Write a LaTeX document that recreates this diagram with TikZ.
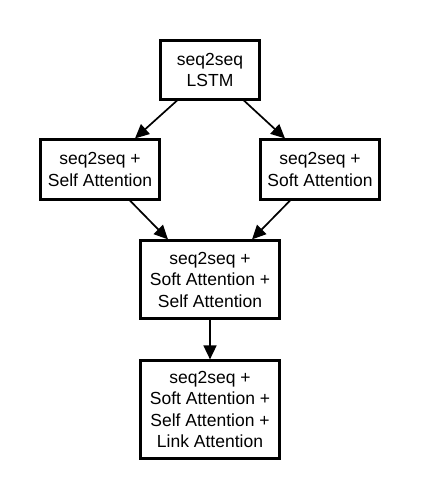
\documentclass[tikz,border=0pt]{standalone}
\usepackage{fontspec}
\setmainfont{Liberation Sans}
\usetikzlibrary{arrows.meta}

\tikzset{
	box/.style={draw, line width=2.2pt, align=center, inner sep=0pt,
		font=\fontsize{17.5}{21.5}\selectfont},
	arr/.style={line width=1.7pt, -{Triangle[length=14pt, width=13pt]}}
}

\begin{document}
\begin{tikzpicture}[x=1pt, y=1pt]

% frame %{{{2

	\useasboundingbox (0,0) rectangle (420,-500);

% boxes %{{{2

	\node[box, minimum width=99pt, minimum height=59pt] (lstm) at (210,-70)
		{seq2seq\\LSTM};
	\node[box, minimum width=119pt, minimum height=60pt] (self) at (100,-169.5)
		{seq2seq +\\Self Attention};
	\node[box, minimum width=119pt, minimum height=60pt] (soft) at (320,-169.5)
		{seq2seq +\\Soft Attention};
	\node[box, minimum width=139pt, minimum height=78pt] (softself) at (210,-279.5)
		{seq2seq +\\Soft Attention +\\Self Attention};
	\node[box, minimum width=139pt, minimum height=98pt] (link) at (210,-409.5)
		{seq2seq +\\Soft Attention +\\Self Attention +\\Link Attention};

% arrows %{{{2

	\draw[arr] ([xshift=-33pt]lstm.south) -- ([xshift=35pt]self.north);
	\draw[arr] ([xshift=34pt]lstm.south) -- ([xshift=-35pt]soft.north);
	\draw[arr] ([xshift=30pt]self.south) -- ([xshift=-42pt]softself.north);
	\draw[arr] ([xshift=-30pt]soft.south) -- ([xshift=42pt]softself.north);
	\draw[arr] (softself.south) -- (link.north);

% closing %{{{2

\end{tikzpicture}
\end{document}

Given task: Reproduce the material above verbatim; omit every picture.

Output of the exercise:
Write a LaTeX document that recreates this diagram with TikZ.
\documentclass[tikz,border=0pt]{standalone}
\usepackage{fontspec}
\setmainfont{Liberation Sans}
\usetikzlibrary{arrows.meta}

\tikzset{
	box/.style={draw, line width=2.2pt, align=center, inner sep=0pt,
		font=\fontsize{17.5}{21.5}\selectfont},
	arr/.style={line width=1.7pt, -{Triangle[length=14pt, width=13pt]}}
}

\begin{document}
\begin{tikzpicture}[x=1pt, y=1pt]

% frame %{{{2

	\useasboundingbox (0,0) rectangle (420,-500);

% boxes %{{{2

	\node[box, minimum width=99pt, minimum height=59pt] (lstm) at (210,-70)
		{seq2seq\\LSTM};
	\node[box, minimum width=119pt, minimum height=60pt] (self) at (100,-169.5)
		{seq2seq +\\Self Attention};
	\node[box, minimum width=119pt, minimum height=60pt] (soft) at (320,-169.5)
		{seq2seq +\\Soft Attention};
	\node[box, minimum width=139pt, minimum height=78pt] (softself) at (210,-279.5)
		{seq2seq +\\Soft Attention +\\Self Attention};
	\node[box, minimum width=139pt, minimum height=98pt] (link) at (210,-409.5)
		{seq2seq +\\Soft Attention +\\Self Attention +\\Link Attention};

% arrows %{{{2

	\draw[arr] ([xshift=-33pt]lstm.south) -- ([xshift=35pt]self.north);
	\draw[arr] ([xshift=34pt]lstm.south) -- ([xshift=-35pt]soft.north);
	\draw[arr] ([xshift=30pt]self.south) -- ([xshift=-42pt]softself.north);
	\draw[arr] ([xshift=-30pt]soft.south) -- ([xshift=42pt]softself.north);
	\draw[arr] (softself.south) -- (link.north);

% closing %{{{2

\end{tikzpicture}
\end{document}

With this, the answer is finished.